Monday, Apr. 14, 1958
Rittoru Dahring
While pious Japanese celebrated the rites of spring by making the traditional round of Buddhist temples and the tombs of their ancestors, thousands of Japanese "lowteen" girls in braids, pony tails, hula shirts, black slacks and white sweaters celebrated in their own way: jamming Tokyo's Kyoritsu Theater to swoon and scream at the pelvic pulsations of guitar-twanging "rockabilly" idols. Said a dazed stagehand last week, trying to describe the massed sound of their screams: "Like an auto suddenly braked at 100 m.p.h."
When a singer really sends them, Japanese lowteens (13-to 16-year-olds) hurl colored paper streamers onstage, and many of them practice at home to improve their marksmanship. Those who cannot afford streamers have taken to looting department-store powder rooms of rolls of toilet paper on which they scribble lipsticked love messages, such as daite ageru wayo (I shall hold you), before sending the tissue arching over the footlights. The top rockabilly stars--Masaaki Hirao, 20; Keijiro Yamashita, 19; Micky Curtis, 18, the son of an English father and an English-Japanese mother--wear flame-red shirts, rose-pink coats, lobster-colored tight pants, blue or white suede shoes. They have learned their art from listening to U.S. records of Elvis Presley, though sometimes the lyrics suffer a transoceanic mutilation, as in Rub Me Tender and Rittoru Dahring (Little Darling). Hi rao is solemnly described by one of his fans as "Japan's Elvis Presley but more acceptable to us because his gestures are not so obscene." Hirao's father, who manufactures teen-age cosmetics, prints his son's autograph on every box, and says: "I can't understand his music, but he and I can do business."

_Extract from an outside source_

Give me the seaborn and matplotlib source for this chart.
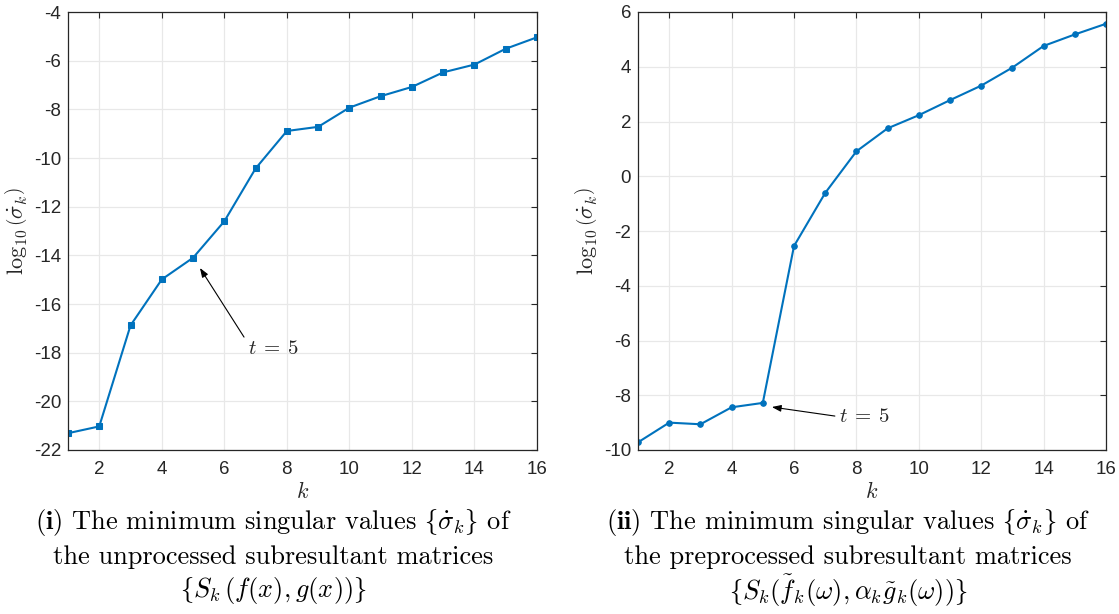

Japanese rockabilly began in Tokyo tearooms where, for 25-c-, a patron can have a cup of coffee and several hours of canned or live music. When it moved to the theaters. 50,000 caterwauling girls piled into the Nichigeki in seven days carrying box lunches of rice and seaweed. The Koma Theater drew bigger crowds with rockabilly than with the New York City Ballet. Four hours before the doors opened at the Kyoritsu teen-agers had formed in a queue three blocks long.
Older critics reacted predictably, crying out against "lacquered monkeys" and their "apelike mumblings," and a right-wing youth leader stormed: "This proves the Japanese should not have freedom!" But the little girls seemed not to hear, and the ,, cascades of streamers and toilet paper did not stop. Brooded Sociologist Hideo Shi-busawa: "Rockabilly is more like a pathetic distortion of religion than an outlet for sex. Rockabilly singers are the preachers of a strange new faith; the lowteens are the faith's blind worshipers."